Re: When does a sick joke become a holy relic?
Dec 23, 2009, 23:25
Yes, good points.
I have no qualms about indicting the Arab powers for their indifference to the suffering of others, especially their own.

I chafe at the deference shown to the fucking Saudi Royals by my own country.
The Eternal
924 posts

Re: When does a sick joke become a holy relic?
Jan 24, 2010, 00:40
I'd love to visit a concentration camp. It must be one of the most moving experiences you can have. So much unnecessary suffering at the hands of madmen.
Jim Tones
Jim Tones
5142 posts

Re: When does a sick joke become a holy relic?
Jan 24, 2010, 10:47
The Eternal wrote:
I'd love to visit a concentration camp. It must be one of the most moving experiences you can have. So much unnecessary suffering at the hands of madmen.


Oh....hang on...you're being sarcastic, aaaaah right....
ratcni01
ratcni01
916 posts

Re: When does a sick joke become a holy relic?
Jan 24, 2010, 12:13
Heh, yeah, oddly expressed.
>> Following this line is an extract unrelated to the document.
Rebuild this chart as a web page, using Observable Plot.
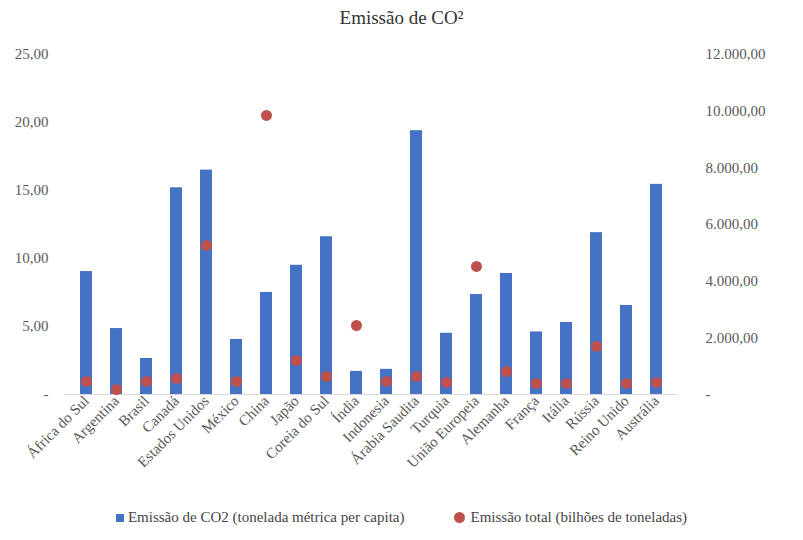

I'd visit one if I were in Poland or wherever, not sure I'd say "I'd love to" tho!

I know there are the memorial/museums in Poland and Germany based at concentration camps, wonder if there are any in South Africa, where we (the brits) invented the idea to keep Boers in - am sure one of the South Africans I worked with would have mentioned it. I suppose we won so this doesn't play such a big part in the history (we) written
Jim Tones
Jim Tones
5142 posts

Edited Jan 24, 2010, 13:03
Re: When does a sick joke become a holy relic?
Jan 24, 2010, 13:01
ratcni01 wrote:
Heh, yeah, oddly expressed. I'd visit one if I were in Poland or wherever, not sure I'd say "I'd love to" tho!


I thought it was just me then for a minute!

Together with visiting one of the camps, the Yad Veshem Holocaust Museum in Jerusalem is a very harrowing experience, I certainly didn't go in there rubbing my hands, thinking-
'wow! this will really blow my head off!'

It's part of history, a very sick part, but history all the same.
When I came out of the museum, quite a few israelis/jewish folk came up to me and thanked me for visiting (I obviously don't look jewish then).
They just want the whole world not to forget.

Later, in the 1990s, the museum had become much larger with lots more archive material from the media etc., plus the fact more info and knowledge has been collected by Mossad over the years.